Kluge, commanding Army Group Center, strongly agreed. His forces had failed to break through Soviet defenses and now faced dangerous counterattacks near Orel. “Any continuation of the offensive is unrealistic,” he warned. But Manstein, ever the optimist, argued passionately for continuing attacks in the south. He believed one final push with fresh armored reserves could still achieve victory.

Torn between these views, Hitler made a disastrous compromise. He halted the northern offensive but allowed Manstein to continue limited attacks in the south, hoping to weaken Soviet forces enough to prevent a major counteroffensive.
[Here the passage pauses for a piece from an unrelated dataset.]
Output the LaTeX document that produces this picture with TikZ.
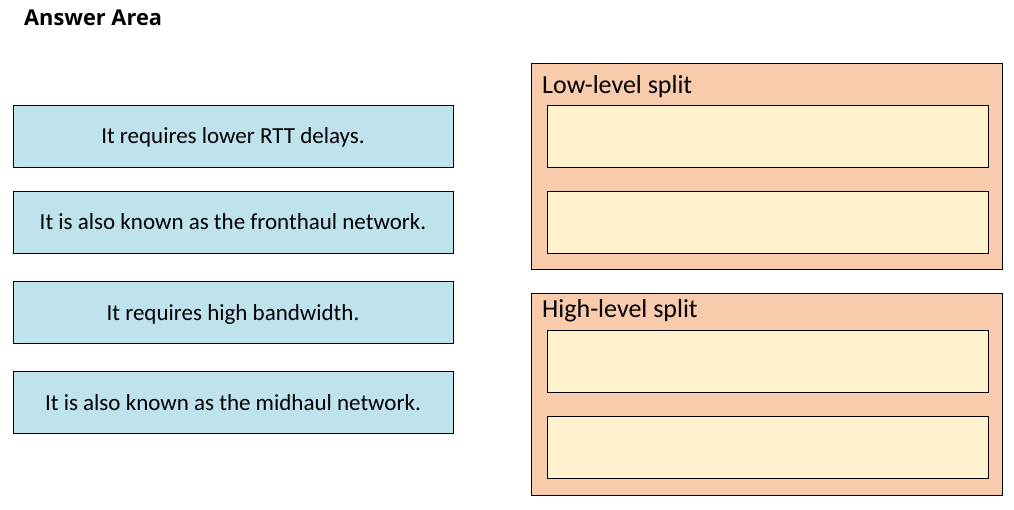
\documentclass[tikz,border=0pt]{standalone}
\usepackage{fontspec}
\setmainfont{Carlito}
\newfontfamily\titlefont{Open Sans}
\definecolor{cardblue}{RGB}{190,227,237}
\definecolor{peach}{RGB}{248,203,173}
\definecolor{cream}{RGB}{255,242,204}
\begin{document}
\begin{tikzpicture}[x=1pt,y=-1pt,
  card/.style={draw=black,line width=0.9pt,fill=cardblue,minimum width=440pt,minimum height=62pt,inner sep=0pt,text height=16pt,text depth=0pt,font=\fontsize{23}{26}\selectfont},
  group/.style={draw=black,line width=0.9pt,fill=peach,minimum width=471pt,inner sep=0pt},
  slot/.style={draw=black,line width=0.9pt,fill=cream,minimum width=441pt,minimum height=62pt,inner sep=0pt},
  grouptitle/.style={anchor=base west,inner sep=0pt,font=\fontsize{26}{30}\selectfont}]
\useasboundingbox (0,0) rectangle (1014,510);
\node[anchor=base west,inner sep=0pt,font=\titlefont\bfseries\fontsize{21.8}{25}\selectfont] (title) at (24,26) {Answer Area};
\node[card] (c1) at (233,136) {It requires lower RTT delays.};
\node[card] (c2) at (233,222) {It is also known as the fronthaul network.};
\node[card] (c3) at (233,312) {It requires high bandwidth.};
\node[card] (c4) at (233,402) {It is also known as the midhaul network.};
\node[group,minimum height=206pt] (low) at (766.5,166) {};
\node[grouptitle] (lowt) at (542,94) {Low-level split};
\node[slot] (l1) at (767.5,136) {};
\node[slot] (l2) at (767.5,222) {};
\node[group,minimum height=202pt] (high) at (766.5,394) {};
\node[grouptitle] (hight) at (542,318) {High-level split};
\node[slot] (h1) at (767.5,361) {};
\node[slot] (h2) at (767.5,447) {};
\end{tikzpicture}
\end{document}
This half-measure satisfied neither objective – it failed to achieve victory at Kursk while delaying the transfer of vital forces to Italy.

The Collapse of Mussolini’s Italy

While German tanks burned on the steppes of Kursk, political earthquake shook Rome. On July 25, Mussolini was overthrown and arrested after a vote by his own Fascist Grand Council. The new Italian government under Marshal Pietro Badoglio began secret negotiations with the Allies, though publicly maintaining allegiance to Germany.

Hitler reacted with fury and panic. He immediately ordered plans to occupy Italy, rescue Mussolini, and seize Italian military assets. This required diverting precious divisions from the Eastern Front, including three elite SS Panzer divisions with strong Nazi ideological ties. The “Desert Fox” Erwin Rommel was assigned to command new forces being assembled in Germany and France for the Italian operation.

The Aftermath: A Strategic Disaster

The consequences proved catastrophic for Germany. Manstein’s continued attacks achieved nothing decisive, while Soviet reserves kept arriving in overwhelming numbers. By July 23, German forces had suffered 54,000 casualties and lost 900 armored vehicles at Kursk for minimal gains. The strategic initiative on the Eastern Front passed irrevocably to the Soviets.

Meanwhile, Hitler’s delayed response to the Italian crisis allowed Badoglio’s government time to negotiate with the Allies. When Italy formally surrendered on September 8, German forces were caught unprepared, leading to chaotic fighting and the Allied landing at Salerno. Though German commandos dramatically rescued Mussolini from captivity in September, installing him as puppet ruler of the Italian Social Republic, the Axis had lost its first major partner.

The Turning Point of the War

The summer of 1943 represented the true strategic turning point of World War II in Europe. Unlike Stalingrad – a dramatic tactical defeat – the failures at Kursk and in Italy represented irreversible strategic losses. Germany now faced powerful enemies advancing from both east and west, with dwindling resources and no reliable allies.

Hitler’s miscalculations during these critical months revealed his fatal weaknesses as a strategist: his inability to prioritize fronts, his dismissal of enemy capabilities, and his refusal to accept defensive strategies. The diversion of forces from Kursk to Italy satisfied neither objective, while the delayed response to Mussolini’s fall allowed the Allies crucial advantages in the Mediterranean.

As German forces retreated on all fronts in late 1943, even the promise of new “wonder weapons” like the V-1 rocket and Type XXI submarine couldn’t alter the fundamental imbalance of forces. The Third Reich’s fate was sealed – it was now only a matter of time before the Allied pincers closed on Berlin.